The goal, Aecon chairman John Beck said, was to bolster the company’s financial resources so it compete for large international construction contracts, which would allow it to hire more workers. As part of CCCC’s international network, Aecon would maintain its brand and keep its headquarters in Canada. Shareholders liked the deal, as did Canada’s Building Trades Unions.

The deal drew fire from politicians, rival construction firms and others, who worried CCCC’s exposure to some of Aecon’s more sensitive businesses, notably telecommunications, critical infrastructure and nuclear refurbishment work, meant untenable risks to Canada.

Aecon is a partner in the $2.7-billion refurbishment of Ontario’s Darlington Nuclear Generating Station and is building the massive Site C hydroelectric dam in British Columbia, though the company said it does not hold intellectual property from the inner workings of the actual facilities. It basically assembles the girders and pours the concrete.

Major competitors PCL Constructors Inc., Ledcor Group and P.W. Graham & Sons Construction met with senior bureaucrats to complain about the deal. In a strange twist, so did a man called Michael Beattie, who had portrayed himself as a big-time construction boss opposing China’s participation before it was revealed that it was an elaborate act by a convicted fraudster and perjurer.

Early this year, a member of a U.S. congressional trade oversight body, U.S.-China Economic and Security Review Commission, said Aecon would likely be barred from bidding on American infrastructure projects if it was owned by an arm of the Chinese government. (Although publicly listed, CCCC is 63 per cent owned by Beijing.)

After months of keeping the companies guessing on whether the takeover would get a full-scale security review, the Liberals decided one was warranted. Such investigations take into account potential impacts on the security of critical infrastructure, the chances of military technology being acquired and the odds of the buyer’s government engaging in surveillance or espionage.

Following his government’s decision this week, Mr. Trudeau said it blocked the deal over fears about infringement on Canadian sovereignty. “We take seriously the work that our intelligence and security agencies do … and they made a very clear recommendation that proceeding with this transaction was not in the national-security interests of Canada,” Mr. Trudeau said.
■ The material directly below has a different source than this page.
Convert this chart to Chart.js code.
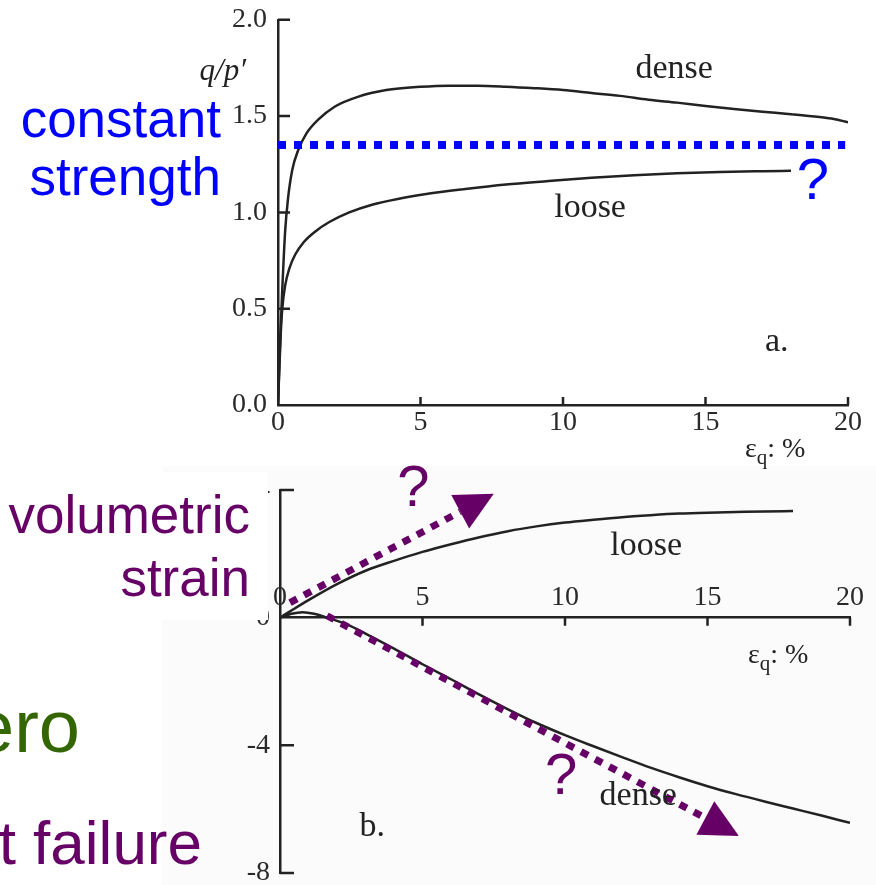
<!DOCTYPE html>
<html>
<head>
<meta charset="utf-8">
<script src="https://cdn.jsdelivr.net/npm/chart.js@4.4.1/dist/chart.umd.min.js"></script>
<style>
    html, body { margin: 0; padding: 0; background: #fff; }
    #page { position: relative; width: 876px; height: 885px; overflow: hidden; }
    .plot { position: absolute; left: 0; width: 876px; }
    #stressWrap { top: -8px; height: 480px; z-index: 1; }
    #volShade { position: absolute; left: 162px; top: 466px; width: 714px; height: 419px; background: #fbfbfb; }
    #volWrap { top: 462px; height: 440px; z-index: 1; }
    #volBox { position: absolute; left: 0; top: 472px; width: 268px; height: 148px; background: #fff; z-index: 2; }
    .note { position: absolute; font-family: "Liberation Sans", Arial, sans-serif; line-height: 1; white-space: nowrap; text-align: right; z-index: 3; }
    .blue { color: #0000ff; font-size: 53px; right: 655px; }
    .purple { color: #660066; }
    .green { color: #336600; }
</style>
</head>
<body>
<div id="page">
    <div id="volShade"></div>
    <div class="plot" id="stressWrap"><canvas id="stressChart"></canvas></div>
    <div class="plot" id="volWrap"><canvas id="volChart"></canvas></div>
    <div id="volBox"></div>
    <div class="note blue" style="top: 92px;">constant</div>
    <div class="note blue" style="top: 150px;">strength</div>
    <div class="note purple" style="top: 488px; right: 626px; font-size: 53px;">volumetric</div>
    <div class="note purple" style="top: 551px; right: 626px; font-size: 53px;">strain</div>
    <div class="note green" style="top: 690px; right: 796px; font-size: 74px;">ero</div>
    <div class="note purple" style="top: 812px; right: 674px; font-size: 62px;">t failure</div>
</div>
<script>
// tick values
const strainTicks = [0, 5, 10, 15, 20];
const stressRatioTicks = [0, 0.5, 1.0, 1.5, 2.0];
const volTicks = [-8, -4, 0, 4];

// a. stress ratio q/p' vs shear strain (%)
const denseStrain = [0, 0.08, 0.15, 0.25, 0.35, 0.5, 0.7, 1.0, 1.4, 2.0, 2.8, 3.8, 5, 6, 7, 8, 9, 10, 11, 12, 13, 14, 15, 16, 17, 18, 19, 19.5, 20];
const denseRatio = [0, 0.35, 0.6, 0.9, 1.07, 1.22, 1.32, 1.41, 1.48, 1.55, 1.6, 1.635, 1.652, 1.658, 1.658, 1.653, 1.645, 1.635, 1.62, 1.605, 1.585, 1.57, 1.553, 1.537, 1.523, 1.51, 1.495, 1.485, 1.468];
const looseStrain = [0, 0.05, 0.1, 0.15, 0.25, 0.4, 0.6, 0.9, 1.3, 1.8, 2.5, 3.3, 4.2, 5.2, 6.5, 8, 9.5, 11, 12.5, 14, 15.5, 17, 18];
const looseRatio = [0, 0.2, 0.38, 0.5, 0.62, 0.71, 0.78, 0.845, 0.9, 0.95, 1.0, 1.04, 1.07, 1.095, 1.12, 1.145, 1.163, 1.18, 1.193, 1.203, 1.21, 1.214, 1.216];
const constantStrength = 1.35;
const constantStrengthSpan = [0, 19.9];

// b. volumetric strain (%) vs shear strain (%)
const denseVolStrain = [0, 0.4, 0.8, 1.2, 1.65, 2, 2.5, 3, 4, 5, 6, 7, 8, 9, 10, 11, 12, 13, 14, 15, 16, 17, 18, 19, 20];
const denseVol = [0, 0.12, 0.17, 0.12, 0, -0.1, -0.27, -0.5, -0.97, -1.46, -1.93, -2.41, -2.87, -3.3, -3.68, -4.03, -4.37, -4.7, -5.0, -5.28, -5.53, -5.76, -5.98, -6.2, -6.43];
const looseVolStrain = [0, 0.5, 1, 2, 3, 4, 5, 6, 7, 8, 9, 10, 11, 12, 13, 14, 15, 16, 17, 18];
const looseVol = [0, 0.28, 0.55, 1.05, 1.47, 1.78, 2.06, 2.3, 2.52, 2.71, 2.86, 2.98, 3.07, 3.15, 3.21, 3.26, 3.29, 3.31, 3.33, 3.34];

// trend arrows on b., [strain, volumetric strain]
const trendArrows = [
    { from: [0.35, 0.47], to: [7.5, 3.88] },
    { from: [1.65, 0.06], to: [16.1, -6.84] },
];

const toPoints = (xs, ys) => xs.map((x, i) => ({ x: x, y: ys[i] }));

const ink = "#222";
const purple = "#660066";
const serif = '"Liberation Serif", "Times New Roman", serif';
const sans = '"Liberation Sans", Arial, sans-serif';

Chart.defaults.font.family = serif;
Chart.defaults.font.size = 28;
Chart.defaults.color = "#2a2a2a";

function curve(points) {
    return {
        data: points,
        borderColor: ink,
        borderWidth: 2.5,
        pointRadius: 0,
        cubicInterpolationMode: "monotone",
        fill: false,
    };
}

function drawArrow(ctx, xs, ys, arrow, st) {
    const x0 = xs.getPixelForValue(arrow.from[0]);
    const y0 = ys.getPixelForValue(arrow.from[1]);
    const x1 = xs.getPixelForValue(arrow.to[0]);
    const y1 = ys.getPixelForValue(arrow.to[1]);
    const len = Math.hypot(x1 - x0, y1 - y0);
    const ux = (x1 - x0) / len, uy = (y1 - y0) / len;
    const bx = x1 - ux * st.head, by = y1 - uy * st.head;

    ctx.strokeStyle = st.color;
    ctx.lineWidth = st.width;
    ctx.lineCap = "butt";
    ctx.setLineDash(st.dash);
    ctx.beginPath();
    ctx.moveTo(x0, y0);
    ctx.lineTo(bx, by);
    ctx.stroke();
    ctx.setLineDash([]);

    ctx.fillStyle = st.color;
    ctx.beginPath();
    ctx.moveTo(x1, y1);
    ctx.lineTo(bx - uy * st.half, by + ux * st.half);
    ctx.lineTo(bx + uy * st.half, by - ux * st.half);
    ctx.closePath();
    ctx.fill();
}

// inward tick marks, arrows and in-plot labels
const plotNotes = {
    id: "plotNotes",
    afterDatasetsDraw(chart, args, opts) {
        const { ctx, chartArea } = chart;
        const xs = chart.scales.x, ys = chart.scales.y;
        const axisY = ys.getPixelForValue(0);
        ctx.save();

        ctx.strokeStyle = ink;
        ctx.lineWidth = 2.5;
        ctx.beginPath();
        xs.ticks.forEach((t) => {
            if (t.value === 0) return;
            const px = xs.getPixelForValue(t.value);
            ctx.moveTo(px, axisY);
            ctx.lineTo(px, axisY + opts.xTick);
        });
        ys.ticks.forEach((t) => {
            if (t.value === 0) return;
            const py = ys.getPixelForValue(t.value);
            ctx.moveTo(chartArea.left, py);
            ctx.lineTo(chartArea.left + opts.yTick, py);
        });
        ctx.stroke();

        (opts.arrows || []).forEach((a) => drawArrow(ctx, xs, ys, a, opts.arrowStyle));

        ctx.textAlign = "center";
        ctx.textBaseline = "middle";
        (opts.labels || []).forEach((l) => {
            ctx.font = l.font;
            ctx.fillStyle = l.color || "#222";
            ctx.fillText(l.text, xs.getPixelForValue(l.at[0]), ys.getPixelForValue(l.at[1]));
        });

        // shear strain axis title
        ctx.textAlign = "left";
        ctx.textBaseline = "alphabetic";
        ctx.fillStyle = "#222";
        let tx = xs.getPixelForValue(20) - opts.titleShift;
        const ty = axisY + opts.titleDrop;
        ctx.font = "28px " + serif;
        ctx.fillText("\u03b5", tx, ty);
        tx += ctx.measureText("\u03b5").width;
        ctx.font = "21px " + serif;
        ctx.fillText("q", tx, ty + 7);
        tx += ctx.measureText("q").width;
        ctx.font = "28px " + serif;
        ctx.fillText(": %", tx, ty);

        if (opts.yTitle) {
            ctx.font = "italic 31px " + serif;
            ctx.textAlign = "right";
            ctx.textBaseline = "middle";
            ctx.fillText(opts.yTitle, chartArea.left - 32, ys.getPixelForValue(1.73));
        }
        ctx.restore();
    },
};

const fixedTicks = (values) => (scale) => {
    scale.ticks = values.map((v) => ({ value: v }));
};

new Chart(document.getElementById("stressChart"), {
    type: "line",
    data: {
        datasets: [
            {
                data: toPoints(constantStrengthSpan, [constantStrength, constantStrength]),
                borderColor: "#0000ff",
                borderWidth: 8,
                borderDash: [8, 8],
                borderCapStyle: "butt",
                pointRadius: 0,
                fill: false,
            },
            curve(toPoints(denseStrain, denseRatio)),
            curve(toPoints(looseStrain, looseRatio)),
        ],
    },
    options: {
        responsive: true,
        maintainAspectRatio: false,
        animation: false,
        layout: { padding: { left: 0, right: 28, top: 20, bottom: 0 } },
        scales: {
            x: {
                type: "linear",
                min: 0,
                max: 20,
                afterBuildTicks: fixedTicks(strainTicks),
                afterFit: (s) => { s.height = 67; },
                grid: { display: false, drawTicks: false },
                border: { display: true, color: ink, width: 2.5 },
                ticks: { padding: 1, maxRotation: 0, autoSkip: false },
            },
            y: {
                min: 0,
                max: 2,
                afterBuildTicks: fixedTicks(stressRatioTicks),
                afterFit: (s) => { s.width = 278; },
                grid: { display: false, drawTicks: false },
                border: { display: true, color: ink, width: 2.5 },
                ticks: { padding: 11, callback: (v) => v.toFixed(1) },
            },
        },
        plugins: {
            legend: { display: false },
            tooltip: { enabled: false },
            plotNotes: {
                xTick: -8,
                yTick: 12,
                titleShift: 103,
                titleDrop: 52,
                yTitle: "q/p\u2032",
                labels: [
                    { text: "dense", at: [13.9, 1.745], font: "34px " + serif },
                    { text: "loose", at: [10.95, 1.023], font: "34px " + serif },
                    { text: "a.", at: [17.5, 0.327], font: "34px " + serif },
                    { text: "?", at: [18.77, 1.153], font: "58px " + sans, color: "#0000ff" },
                ],
            },
        },
    },
    plugins: [plotNotes],
});

new Chart(document.getElementById("volChart"), {
    type: "line",
    data: {
        datasets: [
            curve(toPoints(denseVolStrain, denseVol)),
            curve(toPoints(looseVolStrain, looseVol)),
        ],
    },
    options: {
        responsive: true,
        maintainAspectRatio: false,
        animation: false,
        layout: { padding: { left: 0, right: 26, top: 28, bottom: 29 } },
        scales: {
            x: {
                type: "linear",
                position: { y: 0 },
                min: 0,
                max: 20,
                afterBuildTicks: fixedTicks(strainTicks),
                grid: { display: false, drawTicks: false },
                border: { display: true, color: ink, width: 2.5 },
                ticks: { padding: -37, maxRotation: 0, autoSkip: false },
            },
            y: {
                min: -8,
                max: 4,
                afterBuildTicks: fixedTicks(volTicks),
                afterFit: (s) => { s.width = 280; },
                grid: { display: false, drawTicks: false },
                border: { display: true, color: ink, width: 2.5 },
                ticks: { padding: 10 },
            },
        },
        plugins: {
            legend: { display: false },
            tooltip: { enabled: false },
            plotNotes: {
                xTick: 8,
                yTick: 14,
                titleShift: 102,
                titleDrop: 45,
                arrows: trendArrows,
                arrowStyle: { color: purple, width: 7, dash: [8, 8], head: 38, half: 19 },
                labels: [
                    { text: "loose", at: [12.85, 2.25], font: "34px " + serif },
                    { text: "dense", at: [12.57, -5.6], font: "34px " + serif },
                    { text: "b.", at: [3.24, -6.56], font: "34px " + serif },
                    { text: "?", at: [4.68, 4.0], font: "58px " + sans, color: purple },
                    { text: "?", at: [9.86, -5.03], font: "58px " + sans, color: purple },
                ],
            },
        },
    },
    plugins: [plotNotes],
});
</script>
</body>
</html>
But at the same time, he said Canada remains focused on boosting economic ties with China, though a future free-trade deal should include rules surrounding sensitive areas of the Canadian economy.

It is expected that in any future deal, China will demand its state-controlled enterprises be allowed to buy controlling stakes in oil sands projects and that Canada proves more clarity on Investment Canada decisions, Mr. Houlden said.
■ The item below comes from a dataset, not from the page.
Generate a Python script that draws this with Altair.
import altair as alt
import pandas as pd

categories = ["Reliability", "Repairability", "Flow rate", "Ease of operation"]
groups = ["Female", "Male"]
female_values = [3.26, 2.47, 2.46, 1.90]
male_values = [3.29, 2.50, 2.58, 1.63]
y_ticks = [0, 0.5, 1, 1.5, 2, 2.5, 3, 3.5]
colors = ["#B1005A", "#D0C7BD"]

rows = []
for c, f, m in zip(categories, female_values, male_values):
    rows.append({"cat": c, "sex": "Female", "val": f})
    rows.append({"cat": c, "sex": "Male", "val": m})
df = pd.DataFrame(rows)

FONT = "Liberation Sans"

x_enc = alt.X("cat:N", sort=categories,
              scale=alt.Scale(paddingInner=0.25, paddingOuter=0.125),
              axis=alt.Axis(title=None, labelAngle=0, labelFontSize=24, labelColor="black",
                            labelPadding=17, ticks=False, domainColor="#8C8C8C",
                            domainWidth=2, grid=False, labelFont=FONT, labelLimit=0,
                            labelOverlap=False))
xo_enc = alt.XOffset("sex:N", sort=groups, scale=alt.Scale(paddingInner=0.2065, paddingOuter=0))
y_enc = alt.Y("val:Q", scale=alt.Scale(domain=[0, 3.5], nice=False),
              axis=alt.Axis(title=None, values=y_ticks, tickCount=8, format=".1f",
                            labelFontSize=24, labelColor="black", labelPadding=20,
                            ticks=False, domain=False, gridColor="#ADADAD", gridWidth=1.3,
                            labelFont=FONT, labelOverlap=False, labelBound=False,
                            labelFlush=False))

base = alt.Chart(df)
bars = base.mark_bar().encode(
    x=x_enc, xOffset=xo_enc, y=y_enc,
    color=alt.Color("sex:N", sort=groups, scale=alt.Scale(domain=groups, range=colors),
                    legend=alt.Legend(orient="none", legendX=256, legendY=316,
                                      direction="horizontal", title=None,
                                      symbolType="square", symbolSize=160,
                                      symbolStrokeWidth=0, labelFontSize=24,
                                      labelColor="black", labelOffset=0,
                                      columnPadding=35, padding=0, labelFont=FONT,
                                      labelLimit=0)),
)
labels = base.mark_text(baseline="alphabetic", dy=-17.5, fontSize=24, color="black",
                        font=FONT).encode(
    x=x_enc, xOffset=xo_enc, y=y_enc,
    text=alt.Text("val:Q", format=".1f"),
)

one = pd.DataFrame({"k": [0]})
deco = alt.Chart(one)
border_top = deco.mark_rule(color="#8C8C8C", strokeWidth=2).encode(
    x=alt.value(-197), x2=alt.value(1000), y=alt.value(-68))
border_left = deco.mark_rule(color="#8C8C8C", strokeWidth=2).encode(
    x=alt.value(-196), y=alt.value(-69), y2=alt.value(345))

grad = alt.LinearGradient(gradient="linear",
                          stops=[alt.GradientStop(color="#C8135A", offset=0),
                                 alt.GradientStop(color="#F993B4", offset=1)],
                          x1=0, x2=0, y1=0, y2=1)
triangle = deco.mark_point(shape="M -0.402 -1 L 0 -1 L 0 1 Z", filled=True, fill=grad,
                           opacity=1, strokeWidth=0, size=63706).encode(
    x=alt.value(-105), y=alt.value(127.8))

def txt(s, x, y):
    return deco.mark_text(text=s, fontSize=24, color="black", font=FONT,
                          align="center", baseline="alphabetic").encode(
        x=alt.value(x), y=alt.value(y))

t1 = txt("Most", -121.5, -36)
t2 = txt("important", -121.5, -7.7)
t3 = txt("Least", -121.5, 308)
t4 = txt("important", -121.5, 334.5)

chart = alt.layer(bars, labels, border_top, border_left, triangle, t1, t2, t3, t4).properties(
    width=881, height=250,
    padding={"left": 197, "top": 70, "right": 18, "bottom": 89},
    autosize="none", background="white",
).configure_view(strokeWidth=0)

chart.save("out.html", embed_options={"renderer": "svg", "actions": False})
The oil sands issue stems from the previous government, which had also wooed Chinese investment – for a while. In 2012, the Conservative government approved CNOOC Ltd.’s $15.1-billion takeover of Calgary-based Nexen Inc., owner of the Long Lake oil sands project, in following an extensive review. That deal had also drawn criticism, partly owing to China’s record on human rights.

However, Mr. Harper said, after the Nexen takeover, SOEs would no longer be able to bid for control of oil sands projects, given the potential for foreign governments to take them out of Canadian hands. Investment bankers have said the Chinese SOEs took the restrictions as reason to stop acquiring other types of energy projects as well, and once-brisk buying slowed to a trickle.

Mr. Glossop said he doesn’t believe the Aecon deal’s rejection amounts to new government new policy on Chinese investment by the Liberals. He points out that under the current government, more deals have been approved than rejected – 46 in 2017 alone, according to Investment Canada.